— AIM OF THE TASK —
Reproduce all the lines below exactly and omit the images.

*-*-*

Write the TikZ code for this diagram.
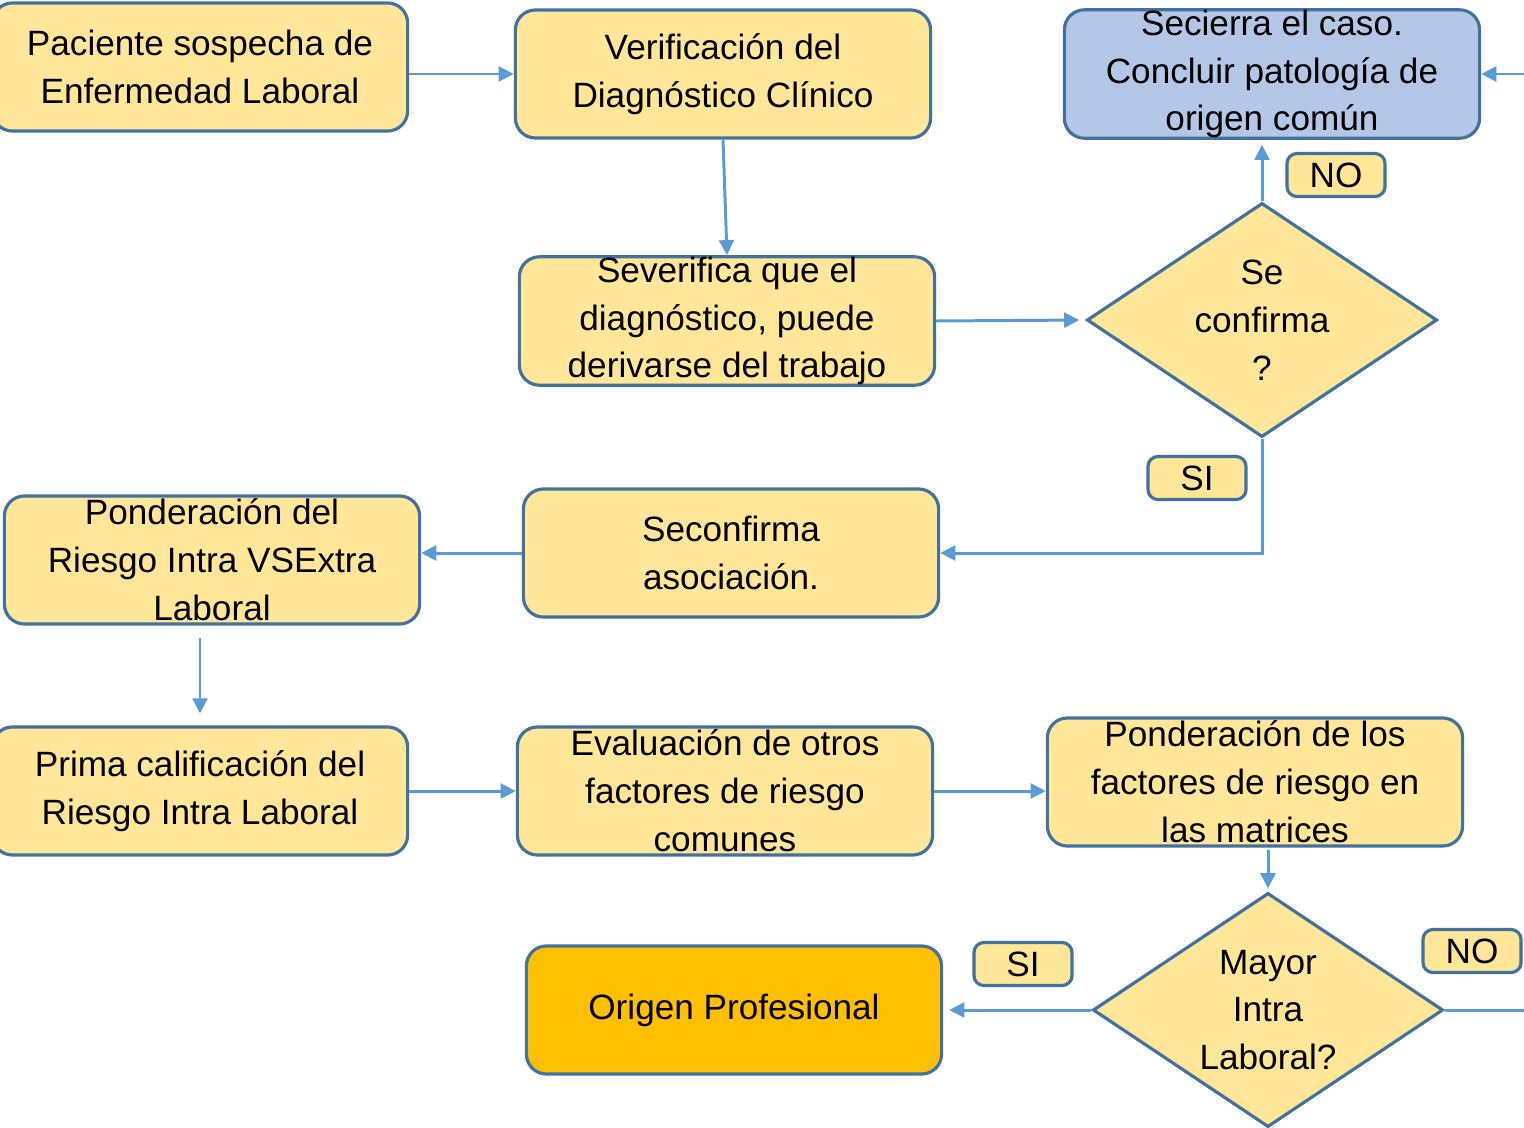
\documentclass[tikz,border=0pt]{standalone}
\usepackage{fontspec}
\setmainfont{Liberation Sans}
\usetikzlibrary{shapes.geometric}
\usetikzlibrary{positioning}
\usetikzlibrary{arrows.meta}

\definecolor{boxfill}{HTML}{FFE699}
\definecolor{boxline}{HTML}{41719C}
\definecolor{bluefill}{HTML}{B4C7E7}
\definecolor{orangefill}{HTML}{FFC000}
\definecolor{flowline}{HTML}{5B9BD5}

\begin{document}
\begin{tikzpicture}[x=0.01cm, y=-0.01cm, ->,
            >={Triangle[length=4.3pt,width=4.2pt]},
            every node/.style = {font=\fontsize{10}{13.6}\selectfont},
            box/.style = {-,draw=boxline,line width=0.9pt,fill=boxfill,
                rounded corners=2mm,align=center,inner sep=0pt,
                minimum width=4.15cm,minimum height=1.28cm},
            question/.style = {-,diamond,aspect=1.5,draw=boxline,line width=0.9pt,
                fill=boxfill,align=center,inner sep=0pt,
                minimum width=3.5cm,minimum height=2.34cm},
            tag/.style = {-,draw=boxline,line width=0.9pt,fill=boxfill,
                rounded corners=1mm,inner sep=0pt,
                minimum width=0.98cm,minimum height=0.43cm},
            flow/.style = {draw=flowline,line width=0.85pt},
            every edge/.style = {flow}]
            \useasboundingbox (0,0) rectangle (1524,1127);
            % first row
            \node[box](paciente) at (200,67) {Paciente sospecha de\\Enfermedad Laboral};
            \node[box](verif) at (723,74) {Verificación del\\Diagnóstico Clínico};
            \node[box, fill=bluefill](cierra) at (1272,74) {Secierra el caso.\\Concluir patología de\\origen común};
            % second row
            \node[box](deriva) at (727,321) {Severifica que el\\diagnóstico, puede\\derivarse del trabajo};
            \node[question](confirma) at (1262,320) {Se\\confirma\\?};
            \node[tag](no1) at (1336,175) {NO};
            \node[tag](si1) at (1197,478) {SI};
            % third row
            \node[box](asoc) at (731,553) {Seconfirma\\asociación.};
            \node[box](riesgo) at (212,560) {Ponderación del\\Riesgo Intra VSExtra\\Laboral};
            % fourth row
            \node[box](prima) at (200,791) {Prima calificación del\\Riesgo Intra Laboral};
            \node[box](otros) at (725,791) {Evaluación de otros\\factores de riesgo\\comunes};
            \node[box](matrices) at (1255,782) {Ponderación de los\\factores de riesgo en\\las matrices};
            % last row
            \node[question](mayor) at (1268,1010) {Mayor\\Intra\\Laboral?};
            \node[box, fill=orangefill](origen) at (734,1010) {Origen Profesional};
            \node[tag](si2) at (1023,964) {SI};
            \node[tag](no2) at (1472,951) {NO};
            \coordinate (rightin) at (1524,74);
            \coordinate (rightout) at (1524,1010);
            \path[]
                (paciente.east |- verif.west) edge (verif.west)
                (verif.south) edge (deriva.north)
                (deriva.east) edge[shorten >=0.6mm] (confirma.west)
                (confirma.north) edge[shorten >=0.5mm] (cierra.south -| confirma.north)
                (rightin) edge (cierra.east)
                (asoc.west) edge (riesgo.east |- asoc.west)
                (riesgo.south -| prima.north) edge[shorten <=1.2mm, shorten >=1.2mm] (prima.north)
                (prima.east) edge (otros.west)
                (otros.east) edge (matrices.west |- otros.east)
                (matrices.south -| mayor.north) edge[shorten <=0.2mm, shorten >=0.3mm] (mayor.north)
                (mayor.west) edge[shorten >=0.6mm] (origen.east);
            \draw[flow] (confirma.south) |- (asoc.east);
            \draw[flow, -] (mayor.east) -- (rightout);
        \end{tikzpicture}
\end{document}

*-*-*

— REPLY TO THE TASK —
Write the TikZ code for this diagram.
\documentclass[tikz,border=0pt]{standalone}
\usepackage{fontspec}
\setmainfont{Liberation Sans}
\usetikzlibrary{shapes.geometric}
\usetikzlibrary{positioning}
\usetikzlibrary{arrows.meta}

\definecolor{boxfill}{HTML}{FFE699}
\definecolor{boxline}{HTML}{41719C}
\definecolor{bluefill}{HTML}{B4C7E7}
\definecolor{orangefill}{HTML}{FFC000}
\definecolor{flowline}{HTML}{5B9BD5}

\begin{document}
\begin{tikzpicture}[x=0.01cm, y=-0.01cm, ->,
            >={Triangle[length=4.3pt,width=4.2pt]},
            every node/.style = {font=\fontsize{10}{13.6}\selectfont},
            box/.style = {-,draw=boxline,line width=0.9pt,fill=boxfill,
                rounded corners=2mm,align=center,inner sep=0pt,
                minimum width=4.15cm,minimum height=1.28cm},
            question/.style = {-,diamond,aspect=1.5,draw=boxline,line width=0.9pt,
                fill=boxfill,align=center,inner sep=0pt,
                minimum width=3.5cm,minimum height=2.34cm},
            tag/.style = {-,draw=boxline,line width=0.9pt,fill=boxfill,
                rounded corners=1mm,inner sep=0pt,
                minimum width=0.98cm,minimum height=0.43cm},
            flow/.style = {draw=flowline,line width=0.85pt},
            every edge/.style = {flow}]
            \useasboundingbox (0,0) rectangle (1524,1127);
            % first row
            \node[box](paciente) at (200,67) {Paciente sospecha de\\Enfermedad Laboral};
            \node[box](verif) at (723,74) {Verificación del\\Diagnóstico Clínico};
            \node[box, fill=bluefill](cierra) at (1272,74) {Secierra el caso.\\Concluir patología de\\origen común};
            % second row
            \node[box](deriva) at (727,321) {Severifica que el\\diagnóstico, puede\\derivarse del trabajo};
            \node[question](confirma) at (1262,320) {Se\\confirma\\?};
            \node[tag](no1) at (1336,175) {NO};
            \node[tag](si1) at (1197,478) {SI};
            % third row
            \node[box](asoc) at (731,553) {Seconfirma\\asociación.};
            \node[box](riesgo) at (212,560) {Ponderación del\\Riesgo Intra VSExtra\\Laboral};
            % fourth row
            \node[box](prima) at (200,791) {Prima calificación del\\Riesgo Intra Laboral};
            \node[box](otros) at (725,791) {Evaluación de otros\\factores de riesgo\\comunes};
            \node[box](matrices) at (1255,782) {Ponderación de los\\factores de riesgo en\\las matrices};
            % last row
            \node[question](mayor) at (1268,1010) {Mayor\\Intra\\Laboral?};
            \node[box, fill=orangefill](origen) at (734,1010) {Origen Profesional};
            \node[tag](si2) at (1023,964) {SI};
            \node[tag](no2) at (1472,951) {NO};
            \coordinate (rightin) at (1524,74);
            \coordinate (rightout) at (1524,1010);
            \path[]
                (paciente.east |- verif.west) edge (verif.west)
                (verif.south) edge (deriva.north)
                (deriva.east) edge[shorten >=0.6mm] (confirma.west)
                (confirma.north) edge[shorten >=0.5mm] (cierra.south -| confirma.north)
                (rightin) edge (cierra.east)
                (asoc.west) edge (riesgo.east |- asoc.west)
                (riesgo.south -| prima.north) edge[shorten <=1.2mm, shorten >=1.2mm] (prima.north)
                (prima.east) edge (otros.west)
                (otros.east) edge (matrices.west |- otros.east)
                (matrices.south -| mayor.north) edge[shorten <=0.2mm, shorten >=0.3mm] (mayor.north)
                (mayor.west) edge[shorten >=0.6mm] (origen.east);
            \draw[flow] (confirma.south) |- (asoc.east);
            \draw[flow, -] (mayor.east) -- (rightout);
        \end{tikzpicture}
\end{document}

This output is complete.